Re-drawing borders is anti-civilizational, it is an attempt re-write history, and to re-introduce alleged Huntingtonian clashes to our societies at a point when many of us in civil society are investing efforts to sustain the motion in the opposite direction. Such proposals undermine multiculturalism and multi-ethnicity as values upon which history and future of our societies must rest, upon which Europe still rests.
If division to nation states is a blue print for the Balkans, is it a blueprint for European states too – for Belgium, the Netherlands, Sweden, Switzerland, United Kingdom? Although this is a rhetorical question, the answer is still clear – it is a blueprint for new conflicts.
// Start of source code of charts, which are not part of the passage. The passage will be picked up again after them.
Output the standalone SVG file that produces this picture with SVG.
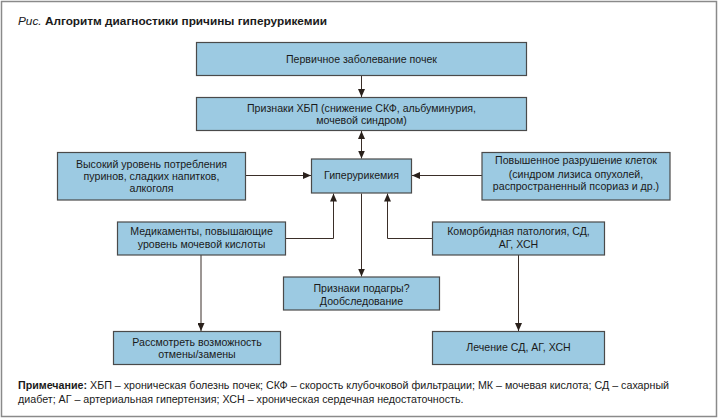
<svg xmlns="http://www.w3.org/2000/svg" width="720" height="420" viewBox="0 0 720 420">
<defs>
<marker id="ah" markerUnits="userSpaceOnUse" markerWidth="8" markerHeight="7" refX="8" refY="3.5" orient="auto-start-reverse">
<path d="M0,0 L8,3.5 L0,7 z" fill="#2a211c"/>
</marker>
</defs>
<style>
.box{fill:#9ccae2;stroke:#4a4a4a;stroke-width:1.2}
.t{font-family:"Liberation Sans",Arial,sans-serif;font-size:10.6px;fill:#1a1a1a;text-anchor:middle}
.c{fill:none;stroke:#3a2e28;stroke-width:1}
.n{font-family:"Liberation Sans",Arial,sans-serif;font-size:10.7px;fill:#1a1a1a}
</style>
<rect x="0" y="0" width="720" height="420" fill="#ffffff"/>
<rect x="1.5" y="1.5" width="715" height="415" fill="#ffffff" stroke="#8a8a8a" stroke-width="1.5"/>
<text x="18" y="25" class="n" style="font-size:11.8px"><tspan font-style="italic">Рис.</tspan> <tspan font-weight="bold">Алгоритм диагностики причины гиперурикемии</tspan></text>

<g id="connectors">
<line class="c" x1="361.5" y1="75.5" x2="361.5" y2="97" marker-end="url(#ah)"/>
<line class="c" x1="361.5" y1="131" x2="361.5" y2="158.5" marker-start="url(#ah)" marker-end="url(#ah)"/>
<line class="c" x1="246" y1="175.5" x2="311" y2="175.5" marker-end="url(#ah)"/>
<line class="c" x1="482" y1="175.5" x2="412" y2="175.5" marker-end="url(#ah)"/>
<path class="c" d="M285.5,238.5 H333.5 V193.5" marker-end="url(#ah)"/>
<path class="c" d="M432.5,238.5 H387.5 V193.5" marker-end="url(#ah)"/>
<line class="c" x1="361.5" y1="193.5" x2="361.5" y2="276.5" marker-end="url(#ah)"/>
<line class="c" x1="201" y1="255" x2="201" y2="331" marker-end="url(#ah)"/>
<line class="c" x1="518.5" y1="255" x2="518.5" y2="331" marker-end="url(#ah)"/>
</g>

<g id="n1">
<rect class="box" x="196.5" y="42.5" width="330" height="33"/>
<text class="t" x="361.5" y="62.5">Первичное заболевание почек</text>
</g>
<g id="n2">
<rect class="box" x="196.5" y="97.5" width="330" height="33"/>
<text class="t" x="361.5" y="111.5">Признаки ХБП (снижение СКФ, альбуминурия,</text>
<text class="t" x="361.5" y="124">мочевой синдром)</text>
</g>
<g id="n3">
<rect class="box" x="311.5" y="159" width="100" height="34"/>
<text class="t" x="361.5" y="179">Гиперурикемия</text>
</g>
<g id="n4">
<rect class="box" x="57.5" y="152.5" width="188" height="47.5"/>
<text class="t" x="151.5" y="167.5">Высокий уровень потребления</text>
<text class="t" x="151.5" y="179.5">пуринов, сладких напитков,</text>
<text class="t" x="151.5" y="191.5">алкоголя</text>
</g>
<g id="n5">
<rect class="box" x="482" y="152.5" width="188" height="47.5"/>
<text class="t" x="576" y="163.5">Повышенное разрушение клеток</text>
<text class="t" x="576" y="177.5">(синдром лизиса опухолей,</text>
<text class="t" x="576" y="189.5">распространенный псориаз и др.)</text>
</g>
<g id="n6">
<rect class="box" x="117.5" y="222" width="168" height="33"/>
<text class="t" x="201.5" y="234.5">Медикаменты, повышающие</text>
<text class="t" x="201.5" y="247.5">уровень мочевой кислоты</text>
</g>
<g id="n7">
<rect class="box" x="432.5" y="222" width="172" height="33"/>
<text class="t" x="518.5" y="234.5">Коморбидная патология, СД,</text>
<text class="t" x="518.5" y="247.5">АГ, ХСН</text>
</g>
<g id="n8">
<rect class="box" x="283.5" y="277" width="156" height="33"/>
<text class="t" x="361.5" y="292">Признаки подагры?</text>
<text class="t" x="361.5" y="304.5">Дообследование</text>
</g>
<g id="n9">
<rect class="box" x="113.5" y="331.5" width="167" height="33"/>
<text class="t" x="197" y="345.5">Рассмотреть возможность</text>
<text class="t" x="197" y="357.5">отмены/замены</text>
</g>
<g id="n10">
<rect class="box" x="432.5" y="331.5" width="172" height="33"/>
<text class="t" x="518.5" y="351">Лечение СД, АГ, ХСН</text>
</g>

<text class="n" x="18" y="388.5"><tspan font-weight="bold">Примечание:</tspan>  ХБП – хроническая болезнь почек; СКФ – скорость клубочковой фильтрации; МК – мочевая кислота; СД – сахарный</text>
<text class="n" x="18" y="403">диабет; АГ – артериальная гипертензия; ХСН – хроническая сердечная недостаточность.</text>
</svg>
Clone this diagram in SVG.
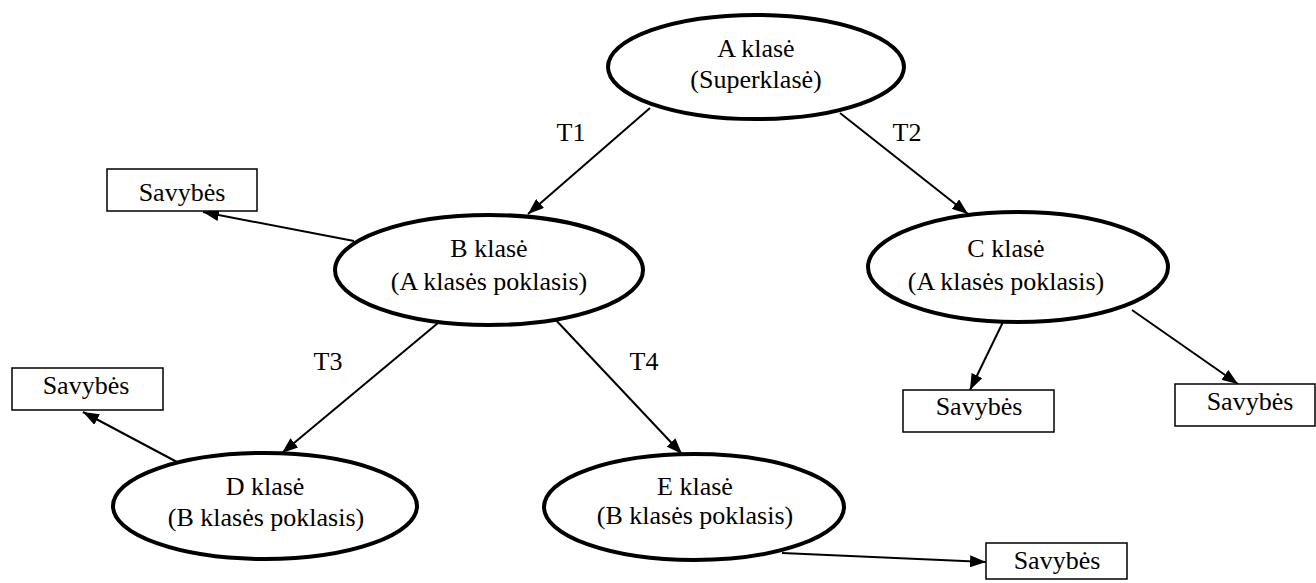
<svg xmlns="http://www.w3.org/2000/svg" width="1316" height="583" viewBox="0 0 1316 583">
  <style>
    .cls { fill: #ffffff; stroke: #000000; stroke-width: 4; }
    .box { fill: #ffffff; stroke: #000000; stroke-width: 1.5; }
    .edge { fill: none; stroke: #000000; stroke-width: 2; marker-end: url(#head); }
    text { font-family: "Liberation Serif", "Times New Roman", serif; font-size: 26px; fill: #000000; text-anchor: middle; }
  </style>
  <defs>
    <marker id="head" viewBox="0 0 16 12" refX="16" refY="6" markerWidth="16" markerHeight="12" markerUnits="userSpaceOnUse" orient="auto">
      <path d="M0,0 L16,6 L0,12 Z" fill="#000000"/>
    </marker>
  </defs>

  <!-- inheritance and property connectors -->
  <g id="connectors">
    <line class="edge" x1="650" y1="108" x2="528" y2="214"/>
    <line class="edge" x1="840" y1="113" x2="968" y2="214"/>
    <line class="edge" x1="354" y1="241" x2="203" y2="212"/>
    <line class="edge" x1="438" y1="323" x2="282" y2="453"/>
    <line class="edge" x1="553" y1="317" x2="682" y2="454"/>
    <line class="edge" x1="177" y1="462" x2="83" y2="412"/>
    <line class="edge" x1="1003" y1="322" x2="970" y2="390"/>
    <line class="edge" x1="1132" y1="310" x2="1238" y2="384"/>
    <line class="edge" x1="782" y1="553" x2="986" y2="562"/>
    <text x="571" y="141">T1</text>
    <text x="907" y="141">T2</text>
    <text x="328" y="370">T3</text>
    <text x="644" y="370">T4</text>
  </g>

  <g id="class-a">
    <ellipse class="cls" cx="756" cy="67" rx="148" ry="52"/>
    <text x="756" y="57">A klasė</text>
    <text x="756" y="88">(Superklasė)</text>
  </g>

  <g id="class-b">
    <ellipse class="cls" cx="489" cy="270" rx="154" ry="55"/>
    <text x="489" y="257">B klasė</text>
    <text x="489" y="290">(A klasės poklasis)</text>
  </g>

  <g id="class-c">
    <ellipse class="cls" cx="1018" cy="267" rx="150" ry="55"/>
    <text x="1006" y="257">C klasė</text>
    <text x="1006" y="290">(A klasės poklasis)</text>
  </g>

  <g id="class-d">
    <ellipse class="cls" cx="265" cy="506" rx="152" ry="53"/>
    <text x="265" y="495">D klasė</text>
    <text x="266" y="526">(B klasės poklasis)</text>
  </g>

  <g id="class-e">
    <ellipse class="cls" cx="694" cy="507" rx="150" ry="53"/>
    <text x="695" y="495">E klasė</text>
    <text x="695" y="524">(B klasės poklasis)</text>
  </g>

  <g id="props-b">
    <rect class="box" x="107" y="169" width="150" height="42"/>
    <text x="182" y="201">Savybės</text>
  </g>

  <g id="props-d">
    <rect class="box" x="12" y="368" width="151" height="42"/>
    <text x="86" y="394">Savybės</text>
  </g>

  <g id="props-c-left">
    <rect class="box" x="903" y="390" width="151" height="42"/>
    <text x="979" y="415">Savybės</text>
  </g>

  <g id="props-c-right">
    <rect class="box" x="1175" y="384" width="140" height="42"/>
    <text x="1250" y="410">Savybės</text>
  </g>

  <g id="props-e">
    <rect class="box" x="986" y="543" width="141" height="36"/>
    <text x="1057" y="569">Savybės</text>
  </g>
</svg>
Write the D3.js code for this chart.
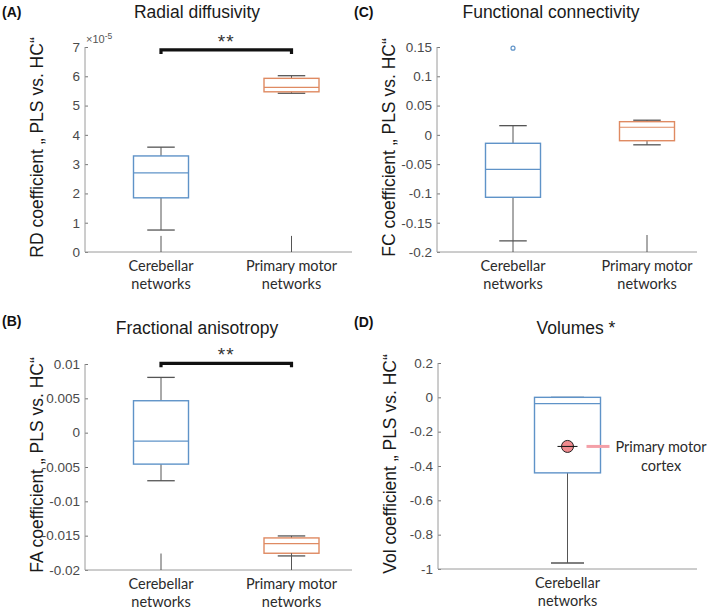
<!DOCTYPE html>
<html>
  <head>
    <meta charset="utf-8">
    <script src="https://d3js.org/d3.v7.min.js"></script>
    <style>
      body { margin: 0; background: #fff; }
      svg { display: block; }
      .tick line { stroke: #777; }
      .tick text { fill: #4a4a4a; font-size: 13.5px; font-family: "Liberation Sans", Arial, sans-serif; }
      .title, .ylab { fill: #1a1a1a; font-family: "Liberation Sans", Arial, sans-serif; }
      .title { font-size: 17.5px; }
      .ylab { font-size: 17.5px; }
      .letter { font: bold 14px "Liberation Sans", Arial, sans-serif; fill: #111; }
      .cat { fill: #2b2b2b; font-size: 14.5px; font-family: Lato, "Open Sans", sans-serif; }
    </style>
  </head>
  <body>
    <svg width="708" height="612"></svg>
    <script>
      // box rows: [lower whisker, q1, median, q3, upper whisker]
      const categories = ['Cerebellar networks', 'Primary motor networks'];

      // (A) radial diffusivity, in units of 1e-5
      const rdBoxes = [[0.75, 1.85, 2.70, 3.28, 3.58], [5.42, 5.47, 5.62, 5.93, 6.02]];
      const rdStubs = [[0, 0.55], [0, 0.55]];
      const rdTicks = [0, 1, 2, 3, 4, 5, 6, 7];

      // (B) fractional anisotropy
      const faBoxes = [[-0.0070, -0.00458, -0.00123, 0.00465, 0.00805], [-0.01795, -0.01756, -0.01615, -0.01533, -0.01504]];
      const faStubs = [[-0.02, -0.0176], [-0.02, -0.01756]];
      const faTicks = [-0.02, -0.015, -0.01, -0.005, 0, 0.005, 0.01];

      // (C) functional connectivity
      const fcBoxes = [[-0.181, -0.1066, -0.0588, -0.0144, 0.0157], [-0.017, -0.010, 0.013, 0.0225, 0.025]];
      const fcStubs = [[-0.2, -0.181], [-0.2, -0.171]];
      const fcOutliers = [[0, 0.148]];
      const fcTicks = [-0.2, -0.15, -0.1, -0.05, 0, 0.05, 0.1, 0.15];

      // (D) volumes
      const volCategories = ['Cerebellar networks'];
      const volBoxes = [[-0.965, -0.44, -0.037, 0, 0]];
      const volMarker = [-0.286];
      const volTicks = [-1, -0.8, -0.6, -0.4, -0.2, 0, 0.2];

      const boxColors = ['#5f93c8', '#df8a62'];
      const svg = d3.select('svg');

      function panel(o) {
        const g = svg.append('g');
        const y = d3.scaleLinear().domain(o.domain).range([o.bottom, o.top]);
        const x = d3.scalePoint().domain(o.cats).range(o.xpos);
        if (o.cats.length === 1) x.range([o.xpos[0], o.xpos[0]]);

        // axes
        g.append('g')
          .attr('transform', `translate(${o.left},0)`)
          .call(d3.axisLeft(y).tickValues(o.ticks).tickSize(-3).tickSizeOuter(0).tickPadding(5)
            .tickFormat(d => String(+d.toFixed(4))))
          .call(a => a.select('.domain').remove());
        g.append('line')
          .attr('x1', o.left).attr('x2', o.left).attr('y1', o.top).attr('y2', o.bottom)
          .attr('stroke', '#9a9a9a');
        g.append('line')
          .attr('x1', o.left).attr('x2', o.right).attr('y1', o.bottom).attr('y2', o.bottom)
          .attr('stroke', '#9a9a9a');

        // boxes
        const bw = o.boxWidth;
        o.boxes.forEach((b, i) => {
          const cx = x(o.cats[i]);
          const col = boxColors[i];
          g.append('line').attr('x1', cx).attr('x2', cx).attr('y1', y(b[3])).attr('y2', y(b[4]))
            .attr('stroke', '#555');
          g.append('line').attr('x1', cx).attr('x2', cx).attr('y1', y(b[1])).attr('y2', y(b[0]))
            .attr('stroke', '#555');
          g.append('line').attr('x1', cx - bw / 4).attr('x2', cx + bw / 4).attr('y1', y(b[4])).attr('y2', y(b[4]))
            .attr('stroke', o.capTop || '#555').attr('stroke-width', 1.3);
          g.append('line').attr('x1', cx - bw / 4).attr('x2', cx + bw / 4).attr('y1', y(b[0])).attr('y2', y(b[0]))
            .attr('stroke', '#555').attr('stroke-width', 1.3);
          g.append('rect')
            .attr('x', cx - bw / 2).attr('width', bw)
            .attr('y', y(b[3])).attr('height', y(b[1]) - y(b[3]))
            .attr('fill', 'none').attr('stroke', col).attr('stroke-width', 1.4);
          g.append('line').attr('x1', cx - bw / 2).attr('x2', cx + bw / 2).attr('y1', y(b[2])).attr('y2', y(b[2]))
            .attr('stroke', col).attr('stroke-width', 1.2);
        });
        (o.stubs || []).forEach((s, i) => {
          const cx = x(o.cats[i]);
          g.append('line').attr('x1', cx).attr('x2', cx).attr('y1', y(s[0])).attr('y2', y(s[1]))
            .attr('stroke', '#555');
        });
        (o.outliers || []).forEach(p => {
          g.append('circle').attr('cx', x(o.cats[p[0]])).attr('cy', y(p[1])).attr('r', 2)
            .attr('fill', 'none').attr('stroke', boxColors[0]).attr('stroke-width', 1.2);
        });

        // category labels
        o.cats.forEach(c => {
          const words = c.split(' ');
          const lines = [words.slice(0, -1).join(' '), words[words.length - 1]];
          const t = g.append('text').attr('class', 'cat').attr('text-anchor', 'middle');
          lines.forEach((l, k) => t.append('tspan').attr('x', x(c)).attr('y', o.bottom + 19 + k * 18).text(l));
        });

        // titles and labels
        g.append('text').attr('class', 'letter').attr('x', o.letterX).attr('y', o.letterY).text(o.letter);
        g.append('text').attr('class', 'title').attr('text-anchor', 'middle')
          .attr('x', o.titleX).attr('y', o.titleY).text(o.title);
        g.append('text').attr('class', 'ylab').attr('text-anchor', 'middle')
          .attr('transform', `translate(${o.left - 42},${(o.top + o.bottom) / 2 - 2}) rotate(-90)`)
          .text(o.ylabel);
        return { g, x, y };
      }

      const a = panel({
        letter: '(A)', letterX: 2, letterY: 17, title: 'Radial diffusivity', titleX: 197, titleY: 18,
        ylabel: 'RD coefficient „ PLS vs. HC“',
        left: 85, right: 352, top: 47, bottom: 252, xpos: [161, 291.5], boxWidth: 55,
        cats: categories, domain: [0, 7], ticks: rdTicks, boxes: rdBoxes, stubs: rdStubs
      });
      const b = panel({
        letter: '(B)', letterX: 2, letterY: 326, title: 'Fractional anisotropy', titleX: 197, titleY: 334,
        ylabel: 'FA coefficient „ PLS vs. HC“',
        left: 85, right: 352, top: 364, bottom: 570, xpos: [161, 291.5], boxWidth: 55,
        cats: categories, domain: [-0.02, 0.01], ticks: faTicks, boxes: faBoxes, stubs: faStubs
      });
      const c = panel({
        letter: '(C)', letterX: 354, letterY: 17, title: 'Functional connectivity', titleX: 551, titleY: 18,
        ylabel: 'FC coefficient „ PLS vs. HC“',
        left: 437, right: 697, top: 47, bottom: 252, xpos: [513, 647], boxWidth: 55,
        cats: categories, domain: [-0.2, 0.15], ticks: fcTicks, boxes: fcBoxes, stubs: fcStubs, outliers: fcOutliers
      });
      const d = panel({
        letter: '(D)', letterX: 354, letterY: 327, title: 'Volumes *', titleX: 576, titleY: 334,
        ylabel: 'Vol coefficient „ PLS vs. HC“',
        left: 438, right: 697, top: 363, bottom: 569, xpos: [567.5], boxWidth: 66, capTop: '#2f4f75',
        cats: volCategories, domain: [-1, 0.2], ticks: volTicks, boxes: volBoxes
      });

      // exponent label for (A)
      const ex = a.g.append('text').attr('x', 86).attr('y', 43)
        .style('font', '11px "Liberation Sans", Arial, sans-serif').style('fill', '#555');
      ex.append('tspan').text('×10');
      ex.append('tspan').attr('dy', -4).style('font-size', '8.5px').text('-5');

      // significance brackets
      function bracket(p, val, drop) {
        const x1 = p.x(categories[0]), x2 = p.x(categories[1]), yy = p.y(val);
        p.g.append('path')
          .attr('d', `M${x1},${yy + drop}V${yy}H${x2}V${yy + drop}`)
          .attr('fill', 'none').attr('stroke', '#111').attr('stroke-width', 3.2);
        p.g.append('text').attr('x', (x1 + x2) / 2).attr('y', yy - 2).attr('text-anchor', 'middle')
          .style('font', '19px "Liberation Sans", Arial, sans-serif').style('fill', '#333')
          .style('letter-spacing', '1px').text('**');
      }
      bracket(a, 6.9, 4);
      bracket(b, 0.0101, 4);

      // primary motor cortex marker in (D)
      const mx = d.x(volCategories[0]), my = d.y(volMarker[0]);
      d.g.append('circle').attr('cx', mx).attr('cy', my).attr('r', 6)
        .attr('fill', '#f08a8e').attr('stroke', '#222').attr('stroke-width', 1);
      d.g.append('line').attr('x1', mx - 10).attr('x2', mx + 10).attr('y1', my).attr('y2', my)
        .attr('stroke', '#111').attr('stroke-width', 1);
      d.g.append('line').attr('x1', mx + 19).attr('x2', mx + 42).attr('y1', my).attr('y2', my)
        .attr('stroke', '#f4a0a8').attr('stroke-width', 3);
      const lt = d.g.append('text').attr('class', 'cat').attr('text-anchor', 'middle');
      lt.append('tspan').attr('x', 661).attr('y', my + 6).text('Primary motor');
      lt.append('tspan').attr('x', 661).attr('y', my + 25).text('cortex');
    </script>
  </body>
</html>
We are appalled by the implied pretence that a proposal with such content could be seen as benign in a global context that has already been tarred by rising xenophobia, radicalism, extremism, and divisive rhetoric.
We urge the European Union and all its institutions, NATO, the United States and other individual players to distance yourself from the ideas expressed in Alpbach. By propagating ideas which could entail a return to massive human rights violations, ethnic cleansing and the rewarding of extreme nationalist forces, and being based on dubious claims and few facts, you are endorsing the darkest policies pursued in the Balkans over the past decades.